Date: Wed Jun 03 2026 - 18:50:11 EST


On Wed, Jun 3, 2026 at 3:43 PM Askar Safin <safinaskar@xxxxxxxxx> wrote:
>
> Andy Lutomirski <luto@xxxxxxxxxxxxxx>:
> > Maybe we should keep an API that does an optimized copy, from one fd
> > to another, that can send from a file to the network with at most ONE
> > cpu-side copy. Not aiming for zero like sendfile / splice. Aiming
> > for one.
>
> Yes, this is what my hypothetical future patch will do.
>
> One copy from pagecache to pipe, and then network uses that buffer
> directly.
>
> > But splice_to_socket involves
> > MSG_SPLACE_PAGES, which I think is a part of the mess that you
> > dislike. And the path where one does copy_splice_read and then
> > splice_to_socket has to be a bit complex because of tee and (I think)

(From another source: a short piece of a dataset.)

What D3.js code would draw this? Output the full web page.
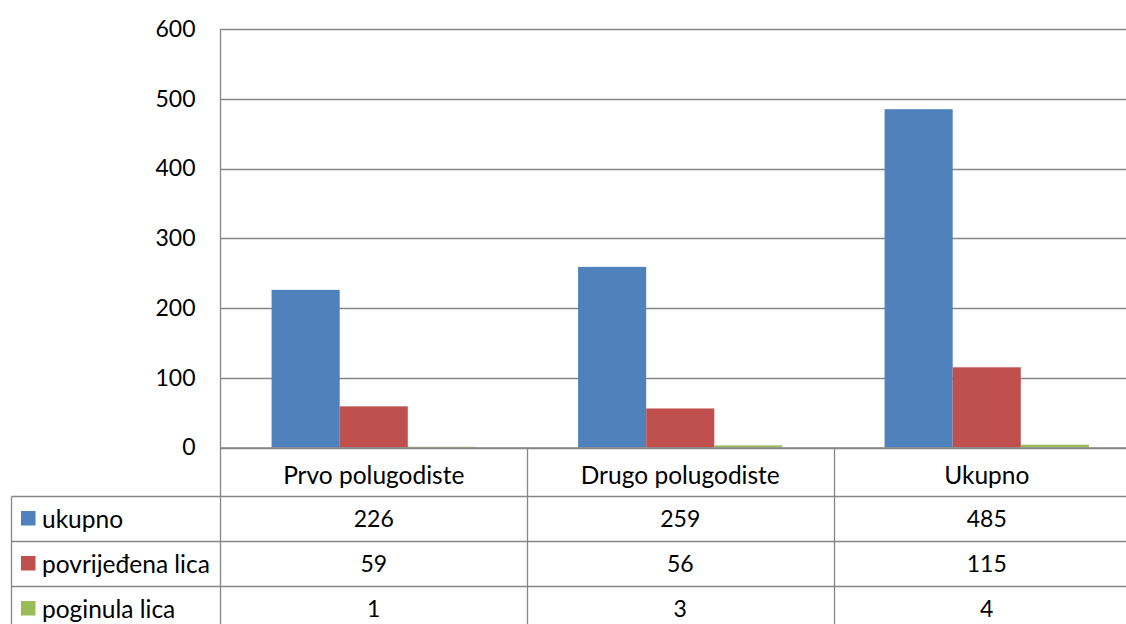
<!DOCTYPE html>
<html><head><meta charset="utf-8">
<script src="https://cdn.jsdelivr.net/npm/d3@7"></script>
<style>body{margin:0;background:#fff}svg{display:block}text{font-family:Lato,"Open Sans",sans-serif;fill:#000}</style>
</head><body>
<svg id="c" width="1126" height="624"></svg>
<script>
const categories = ["Prvo polugodiste", "Drugo polugodiste", "Ukupno"];
const seriesNames = ["ukupno", "povrijeđena lica", "poginula lica"];
const ukupno = [226, 259, 485];
const povrijedjena = [59, 56, 115];
const poginula = [1, 3, 4];
const yTicks = [0, 100, 200, 300, 400, 500, 600];
const colors = ["#4F81BD", "#C0504D", "#9BBB59"];
const seriesValues = [ukupno, povrijedjena, poginula];

const FS_NUM = "23px", FS_TXT = "24.5px";
const svg = d3.select("#c");
const L = 220.5, R = 1140, T = 29, B = 447.5;
const gridColor = "#868686";
const x = d3.scaleBand().domain(categories).range([L, R]).paddingInner(0).paddingOuter(0);
const y = d3.scaleLinear().domain([0, 600]).range([B, T]);
const inner = d3.scaleBand().domain(d3.range(3)).range([0, x.bandwidth()]).paddingOuter(0.75).paddingInner(0);

// gridlines
svg.append("g").selectAll("line").data(yTicks).join("line")
  .attr("x1", L).attr("x2", R).attr("y1", d => Math.round(y(d)) + 0.5).attr("y2", d => Math.round(y(d)) + 0.5)
  .attr("stroke", gridColor).attr("stroke-width", 1.3);

// y labels
const yAxis = d3.axisLeft(y).tickValues(yTicks).tickSize(0).tickPadding(0);
const ga = svg.append("g").attr("transform", `translate(${L - 25},0)`).call(yAxis);
ga.select(".domain").remove();
ga.selectAll("text").style("font-family", "Lato,'Open Sans',sans-serif").style("font-size", FS_NUM).attr("fill", "#000");

// bars
categories.forEach((c, ci) => {
  svg.append("g").selectAll("rect").data(seriesValues.map((s, si) => ({si, v: s[ci]}))).join("rect")
    .attr("x", d => x(c) + inner(d.si))
    .attr("width", inner.bandwidth())
    .attr("y", d => y(d.v))
    .attr("height", d => y(0) - y(d.v))
    .attr("fill", d => colors[d.si]);
});

// axis line and left axis
svg.append("line").attr("x1", L).attr("x2", R).attr("y1", B + 0.5).attr("y2", B + 0.5).attr("stroke", gridColor).attr("stroke-width", 1.3);
svg.append("line").attr("x1", L).attr("x2", L).attr("y1", T).attr("y2", 624).attr("stroke", gridColor).attr("stroke-width", 1.3);

// data table
const rowH = 45;
const tL = 11.5;
const catRowMid = 474;
[496.5, 541.5, 586.5].forEach(yy => {
  svg.append("line").attr("x1", tL).attr("x2", R).attr("y1", yy).attr("y2", yy).attr("stroke", gridColor).attr("stroke-width", 1.3);
});
categories.forEach((c, i) => {
  if (i > 0) svg.append("line").attr("x1", Math.round(x(c)) + 0.5).attr("x2", Math.round(x(c)) + 0.5).attr("y1", B).attr("y2", 624).attr("stroke", gridColor).attr("stroke-width", 1.3);
});
svg.append("line").attr("x1", tL).attr("x2", tL).attr("y1", 496.5).attr("y2", 624).attr("stroke", gridColor).attr("stroke-width", 1.3);

// category labels
svg.append("g").selectAll("text").data(categories).join("text")
  .attr("x", d => x(d) + x.bandwidth() / 2).attr("y", catRowMid)
  .attr("text-anchor", "middle").attr("dominant-baseline", "central")
  .style("font-size", FS_TXT).text(d => d);

// series rows
seriesNames.forEach((name, si) => {
  const cy = 496.5 + rowH * si + rowH / 2 - 1;
  svg.append("rect").attr("x", 21).attr("y", cy - 7).attr("width", 14.5).attr("height", 14.5).attr("fill", colors[si]);
  svg.append("text").attr("x", 42).attr("y", cy).attr("dominant-baseline", "central").style("font-size", FS_TXT).text(name);
  svg.append("g").selectAll("text").data(categories).join("text")
    .attr("x", d => x(d) + x.bandwidth() / 2).attr("y", cy)
    .attr("text-anchor", "middle").attr("dominant-baseline", "central")
    .style("font-size", FS_NUM).text((d, ci) => seriesValues[si][ci]);
});
</script>
</body></html>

> > because splice_to_socket cannot assume that the incoming data is just
> > ordinary unshared buffers.
>
> My future patch will provide new guarantee: pipe buffers are always
> stable, i. e. they will not be externally-modified.
>
> So hopefully network code will be adjusted to use this guarantee.
>
> But pipe buffers will not be "ordinary unshared buffers".
>
> They still may be shared with other things because of tee(2).
> (But they are still stable! They will not be randomly modified!)
>
> But network code can do "pipe_buf_try_steal" and thus ensure that
> these buffers are not shared with anything else.
>
> So, network code can be modified to use "pipe_buf_try_steal", and you
> will get "ordinary unshared buffers" exactly as you want. This will
> give you in total exactly one copy.
>
> Also: as well as I understand, previously, pipe_buf_try_steal was
> kind of lie. It may return true for buffers created via vmsplice with
> GIFT. (I did not check this, but I think so.) I. e. pipe_buf_try_steal will
> return "true" in this case, but pages are still shared! But, thanks to my
> vmsplice patchset (which is already applied), this is no longer true!
> So now pipe_buf_try_steal is absolutely safe to use!
>
> Finally, we can degrade tee(2) to copy, and hopefully this will
> allow us to always be sure that pipe buffers are not shared with anything.
> This is possible future direction.

I'm a bit nervous that, if I've read the code correctly (a big if),
then iscsi and nvme will still send *shared* buffers via
MSG_SPLICE_PAGES, but that normal user code will not be able to do
this, and that something will bitrot.